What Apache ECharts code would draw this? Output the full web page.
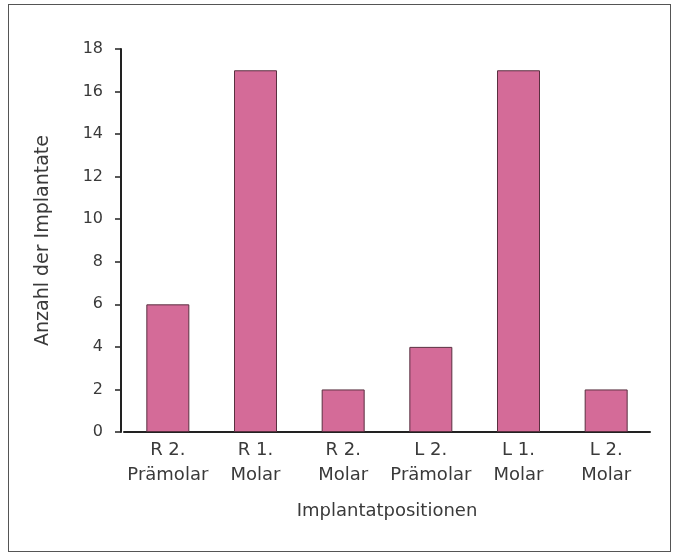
<!DOCTYPE html>
<html>
<head>
<meta charset="utf-8">
<script src="https://cdn.jsdelivr.net/npm/echarts@6/dist/echarts.min.js"></script>
<style>
  html, body { margin: 0; padding: 0; background: #fff; }
  #frame { position: absolute; left: 8px; top: 4px; width: 663px; height: 548px; border: 1.5px solid #555; box-sizing: border-box; }
  #chart { position: absolute; left: 0; top: 0; width: 677px; height: 558px; }
</style>
</head>
<body>
<div id="frame"></div>
<div id="chart"></div>
<script>
// Implant counts per tooth position
const categories = ['R 2.\nPrämolar', 'R 1.\nMolar', 'R 2.\nMolar', 'L 2.\nPrämolar', 'L 1.\nMolar', 'L 2.\nMolar'];
const counts = [6, 17, 2, 4, 17, 2];
const yTicks = { min: 0, max: 18, interval: 2 };

const fontFamily = '"DejaVu Sans", sans-serif';
const textColor = '#3a3a3a';

const chart = echarts.init(document.getElementById('chart'), null, { renderer: 'canvas' });
chart.setOption({
  animation: false,
  grid: { left: 124, top: 49, width: 526, height: 383, containLabel: false },
  xAxis: {
    type: 'category',
    data: categories,
    name: 'Implantatpositionen',
    nameLocation: 'middle',
    nameGap: 70,
    nameTextStyle: { fontFamily, fontSize: 18, color: textColor, verticalAlign: 'top' },
    axisLine: { lineStyle: { color: '#222', width: 2 } },
    axisTick: { show: false },
    axisLabel: { fontFamily, fontSize: 18, color: textColor, margin: 6, lineHeight: 25, interval: 0 }
  },
  yAxis: {
    type: 'value',
    min: yTicks.min,
    max: yTicks.max,
    interval: yTicks.interval,
    offset: 3,
    name: 'Anzahl der Implantate',
    nameLocation: 'middle',
    nameGap: 68,
    nameTextStyle: { fontFamily, fontSize: 19, color: textColor },
    axisLine: { show: true, lineStyle: { color: '#222', width: 2 } },
    axisTick: { show: true, length: 6, lineStyle: { color: '#222', width: 1.5 } },
    axisLabel: { fontFamily, fontSize: 16, color: textColor, margin: 18 },
    splitLine: { show: false }
  },
  series: [{
    type: 'bar',
    data: counts,
    barWidth: 43,
    itemStyle: { color: '#d46b98', borderColor: '#5a3040', borderWidth: 1 }
  }]
});
</script>
</body>
</html>
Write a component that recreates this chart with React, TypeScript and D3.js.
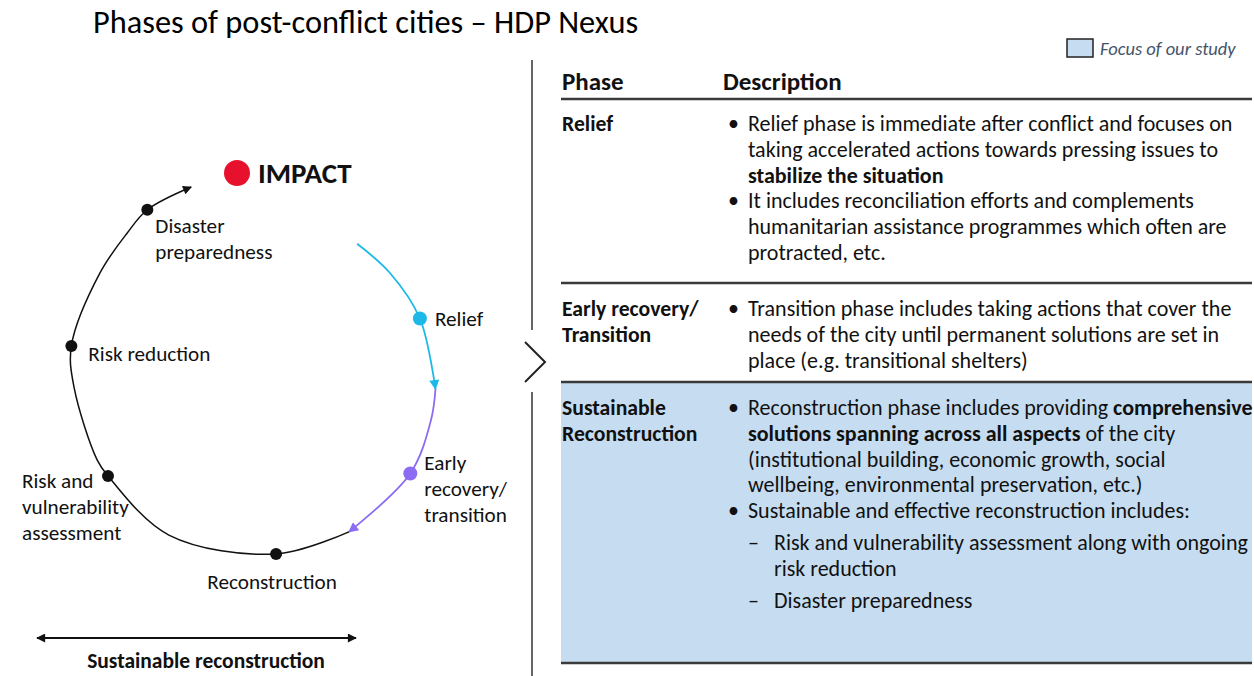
import React from "react";
import * as d3 from "d3";

// ---------- content ----------
const TITLE = "Phases of post-conflict cities – HDP Nexus";
const LEGEND_LABEL = "Focus of our study";
const IMPACT_LABEL = "IMPACT";
const AXIS_LABEL = "Sustainable reconstruction";

// cycle arcs: angle (deg, clockwise from 12 o'clock) and radius (px) of control points
const reliefArcAngles = [39.5, 54.1, 71.7, 94.3];
const reliefArcRadii = [170, 174, 180, 187];
const transitionArcAngles = [94.3, 103.8, 121.4, 147.5];
const transitionArcRadii = [187, 187.5, 189, 186];
const reconstructionArcAngles = [147.5, 171.4, 206.6, 234.4, 240.8, 266, 279.3, 304.4, 319.3, 328.4, 342.9];
const reconstructionArcRadii = [186, 181, 179, 173.4, 174, 175.4, 180, 180.6, 187, 194, 196.7];

// stages on the cycle
const stageNames = [
  "Relief",
  "Early\nrecovery/\ntransition",
  "Reconstruction",
  "Risk and\nvulnerability\nassessment",
  "Risk reduction",
  "Disaster\npreparedness",
];
const stageAngles = [71.7, 121.4, 171.4, 234.4, 279.3, 328.4];
const stageRadii = [180, 189, 181, 173.4, 180, 194];
const stageKinds = ["relief", "transition", "base", "base", "base", "base"];

// table
const tableHeaders = ["Phase", "Description"];
const tablePhases = ["Relief", "Early recovery/\nTransition", "Sustainable\nReconstruction"];
const tableFocus = [false, false, true];
type Seg = { t: string; b?: boolean };
type Line = { kind: "bullet" | "dash" | "cont" | "dashcont"; segs: Seg[] };
const reliefLines: Line[] = [
  { kind: "bullet", segs: [{ t: "Relief phase is immediate after conflict and focuses on" }] },
  { kind: "cont", segs: [{ t: "taking accelerated actions towards pressing issues to" }] },
  { kind: "cont", segs: [{ t: "stabilize the situation", b: true }] },
  { kind: "bullet", segs: [{ t: "It includes reconciliation efforts and complements" }] },
  { kind: "cont", segs: [{ t: "humanitarian assistance programmes which often are" }] },
  { kind: "cont", segs: [{ t: "protracted, etc." }] },
];
const transitionLines: Line[] = [
  { kind: "bullet", segs: [{ t: "Transition phase includes taking actions that cover the" }] },
  { kind: "cont", segs: [{ t: "needs of the city until permanent solutions are set in" }] },
  { kind: "cont", segs: [{ t: "place (e.g. transitional shelters)" }] },
];
const reconstructionLines: Line[] = [
  { kind: "bullet", segs: [{ t: "Reconstruction phase includes providing " }, { t: "comprehensive", b: true }] },
  { kind: "cont", segs: [{ t: "solutions spanning across all aspects", b: true }, { t: " of the city" }] },
  { kind: "cont", segs: [{ t: "(institutional building, economic growth, social" }] },
  { kind: "cont", segs: [{ t: "wellbeing, environmental preservation, etc.)" }] },
  { kind: "bullet", segs: [{ t: "Sustainable and effective reconstruction includes:" }] },
  { kind: "dash", segs: [{ t: "Risk and vulnerability assessment along with ongoing" }] },
  { kind: "dashcont", segs: [{ t: "risk reduction" }] },
  { kind: "dash", segs: [{ t: "Disaster preparedness" }] },
];
const tableLines = [reliefLines, transitionLines, reconstructionLines];

// ---------- layout / style ----------
const W = 1254;
const H = 676;
const FONT = "Carlito, Lato, 'Noto Sans', sans-serif";
const CX = 249;
const CY = 375;
const COLORS = { relief: "#1cb9e8", transition: "#8b6cf2", base: "#111111", impact: "#e8112d", focus: "#c6ddf1", legendText: "#44546a", rule: "#3a3a3a" };
const SIZES = { title: 32.4, legend: 18.5, stage: 21.2, impact: 29, axis: 21.5, header: 25, phase: 21.7, body: 22 };

// label placement relative to dot: dx, dy (first baseline), anchor
const labelLayout = [
  { dx: 15, dy: 8, anchor: "start" },
  { dx: 14, dy: -3, anchor: "start" },
  { dx: -4, dy: 35, anchor: "middle" },
  { dx: -86, dy: 12, anchor: "start" },
  { dx: 17, dy: 15, anchor: "start" },
  { dx: 8, dy: 23, anchor: "start" },
];

const TABLE = { x0: 561, x1: 1252, headerBase: 90, headerRule: 99, rowRules: [283, 382, 663], rowFirstBase: [131, 316, 415], lineH: 25.8, phaseX: 562, bulletX: 728, textX: 748, dashX: 748, dashTextX: 774 };

const rad = (d: number) => (d * Math.PI) / 180;

function arcPath(angles: number[], radii: number[]) {
  const pts = angles.map((a, i) => [rad(a), radii[i]] as [number, number]);
  return d3
    .lineRadial<[number, number]>()
    .angle((d) => d[0])
    .radius((d) => d[1])
    .curve(d3.curveCatmullRom.alpha(0.5))(pts) as string;
}

function Marker({ id, color, w = 12, h = 10 }: { id: string; color: string; w?: number; h?: number }) {
  return (
    <marker id={id} viewBox="0 0 10 10" refX={9} refY={5} markerWidth={w} markerHeight={h} markerUnits="userSpaceOnUse" orient="auto-start-reverse">
      <path d="M0,0 L10,5 L0,10 z" fill={color} />
    </marker>
  );
}

export default function App() {
  const dots = stageAngles.map((a, i) => {
    const [x, y] = d3.pointRadial(rad(a), stageRadii[i]);
    return { x: CX + x, y: CY + y, kind: stageKinds[i], name: stageNames[i], lay: labelLayout[i] };
  });

  const linesBase = (kind: string) => (kind === "dash" || kind === "dashcont" ? TABLE.dashTextX : TABLE.textX);

  return (
    <svg width={W} height={H} style={{ position: "absolute", left: 0, top: 0, background: "#fff" }} fontFamily={FONT}>
      <defs>
        <Marker id="m-relief" color={COLORS.relief} w={11} h={10} />
        <Marker id="m-transition" color={COLORS.transition} w={11} h={10} />
        <Marker id="m-base" color={COLORS.base} w={11} h={9} />
      </defs>

      {/* title */}
      <text x={93} y={33} fontSize={SIZES.title} fill="#000">{TITLE}</text>

      {/* legend */}
      <rect x={1067} y={39} width={26} height={18} fill={COLORS.focus} stroke="#222" strokeWidth={1.5} />
      <text x={1100} y={55} fontSize={SIZES.legend} fontStyle="italic" fill={COLORS.legendText}>{LEGEND_LABEL}</text>

      {/* cycle */}
      <g transform={`translate(${CX},${CY})`} fill="none">
        <path d={arcPath(reliefArcAngles, reliefArcRadii)} stroke={COLORS.relief} strokeWidth={1.8} markerEnd="url(#m-relief)" />
        <path d={arcPath(transitionArcAngles, transitionArcRadii)} stroke={COLORS.transition} strokeWidth={1.8} markerEnd="url(#m-transition)" />
        <path d={arcPath(reconstructionArcAngles, reconstructionArcRadii)} stroke={COLORS.base} strokeWidth={1.5} markerEnd="url(#m-base)" />
      </g>
      {dots.map((d, i) => (
        <g key={i}>
          <circle cx={d.x} cy={d.y} r={d.kind === "base" ? 6 : 7} fill={(COLORS as any)[d.kind]} />
          <text x={d.x + d.lay.dx} y={d.y + d.lay.dy} fontSize={SIZES.stage} textAnchor={d.lay.anchor} fill="#111">
            {d.name.split("\n").map((l, j) => (
              <tspan key={j} x={d.x + d.lay.dx} dy={j === 0 ? 0 : 25.8}>{l}</tspan>
            ))}
          </text>
        </g>
      ))}

      {/* impact */}
      <circle cx={237} cy={173} r={13} fill={COLORS.impact} />
      <text x={258} y={183} fontSize={SIZES.impact} fontWeight="bold" fill="#111">{IMPACT_LABEL}</text>

      {/* sustainable reconstruction axis */}
      <line x1={37} x2={356} y1={638} y2={638} stroke="#111" strokeWidth={2} markerStart="url(#m-base)" markerEnd="url(#m-base)" />
      <text x={206} y={668} fontSize={SIZES.axis} fontWeight="bold" textAnchor="middle" fill="#111">{AXIS_LABEL}</text>

      {/* divider with chevron */}
      <line x1={532} x2={532} y1={60} y2={330} stroke="#333" strokeWidth={1.5} />
      <line x1={532} x2={532} y1={392} y2={676} stroke="#333" strokeWidth={1.5} />
      <polyline points="525,342 545,362 525,382" fill="none" stroke="#222" strokeWidth={2} />

      {/* table */}
      {tableFocus.map((f, i) =>
        f ? <rect key={i} x={TABLE.x0} y={TABLE.rowRules[i - 1]} width={TABLE.x1 - TABLE.x0} height={TABLE.rowRules[i] - TABLE.rowRules[i - 1]} fill={COLORS.focus} /> : null
      )}
      <text x={TABLE.phaseX} y={TABLE.headerBase} fontSize={SIZES.header} fontWeight="bold" fill="#111">{tableHeaders[0]}</text>
      <text x={723} y={TABLE.headerBase} fontSize={SIZES.header} fontWeight="bold" fill="#111">{tableHeaders[1]}</text>
      {[TABLE.headerRule, ...TABLE.rowRules].map((y, i) => (
        <line key={i} x1={TABLE.x0} x2={TABLE.x1} y1={y} y2={y} stroke={COLORS.rule} strokeWidth={2.6} />
      ))}
      {tablePhases.map((p, i) => (
        <g key={i}>
          <text x={TABLE.phaseX} y={TABLE.rowFirstBase[i]} fontSize={SIZES.phase} fontWeight="bold" fill="#111">
            {p.split("\n").map((l, j) => (
              <tspan key={j} x={TABLE.phaseX} dy={j === 0 ? 0 : TABLE.lineH}>{l}</tspan>
            ))}
          </text>
          {(() => {
            let y = TABLE.rowFirstBase[i];
            return tableLines[i].map((ln, j) => {
              if (j > 0) y += ln.kind === "dash" ? TABLE.lineH + 6 : TABLE.lineH;
              return (
                <g key={j}>
                  {ln.kind === "bullet" && <text x={TABLE.bulletX} y={y} fontSize={SIZES.body} fill="#111">•</text>}
                  {ln.kind === "dash" && <text x={TABLE.dashX} y={y} fontSize={SIZES.body} fill="#111">–</text>}
                  <text x={linesBase(ln.kind)} y={y} fontSize={SIZES.body} fill="#111">
                    {ln.segs.map((s, k) => (
                      <tspan key={k} fontWeight={s.b ? "bold" : "normal"}>{s.t}</tspan>
                    ))}
                  </text>
                </g>
              );
            });
          })()}
        </g>
      ))}
    </svg>
  );
}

* * * * *

- _THE REQUEST_: Beginning with the line above that contains "Write a component" and ending with the line that contains "187, 194, 196.7];", quote each line exactly, keeping out the pictures.

- _SOLVED EXERCISE_:
Write a component that recreates this chart with React, TypeScript and D3.js.
import React from "react";
import * as d3 from "d3";

// ---------- content ----------
const TITLE = "Phases of post-conflict cities – HDP Nexus";
const LEGEND_LABEL = "Focus of our study";
const IMPACT_LABEL = "IMPACT";
const AXIS_LABEL = "Sustainable reconstruction";

// cycle arcs: angle (deg, clockwise from 12 o'clock) and radius (px) of control points
const reliefArcAngles = [39.5, 54.1, 71.7, 94.3];
const reliefArcRadii = [170, 174, 180, 187];
const transitionArcAngles = [94.3, 103.8, 121.4, 147.5];
const transitionArcRadii = [187, 187.5, 189, 186];
const reconstructionArcAngles = [147.5, 171.4, 206.6, 234.4, 240.8, 266, 279.3, 304.4, 319.3, 328.4, 342.9];
const reconstructionArcRadii = [186, 181, 179, 173.4, 174, 175.4, 180, 180.6, 187, 194, 196.7];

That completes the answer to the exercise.